This ranges from the software adjustment of the trigger stops, which makes the travel distance even shorter and allows you to react more adequately, to adjusting the lighting effects. This allows you to set the colors to be displayed and you can also adjust the equalizer of the sound chip. Here you also have pre-programmed profiles, which are tailored to the type of game and if you want to make tweaks in them, you get that freedom. Finally, you can adjust the sticks, where you can change the deadzone determine the range of the sticks and sensitivity. This also comes with pre-programmed profiles, where you are given the option to make adjustments within them.
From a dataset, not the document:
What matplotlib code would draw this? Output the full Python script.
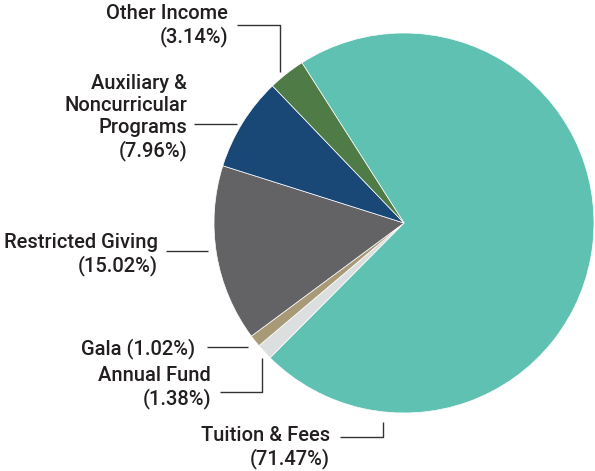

In other words, in many cases, the software provides you with a foundation tailored to a specific genre of games and it’s up to you to find the best balance.
Once done, you can go to the Test Area to see if all settings have been applied effectively and if it actually works properly. If something turns out to be wrong, you can return in no time and make some tweaks. Satisfied with the result, you can unplug the controller and get started in the games you play. Finally, we should note that the Revolution 5 Pro controller comes with a new feature: hall effect. This is a technology that determines the position of the sticks and via a magnetic system the controller can react in case of deviations, with which stick drift is tried to counteract. This is a unique point that distinguishes this controller from other controllers and it gives it a significantly longer lifespan, which somewhat justifies the high price.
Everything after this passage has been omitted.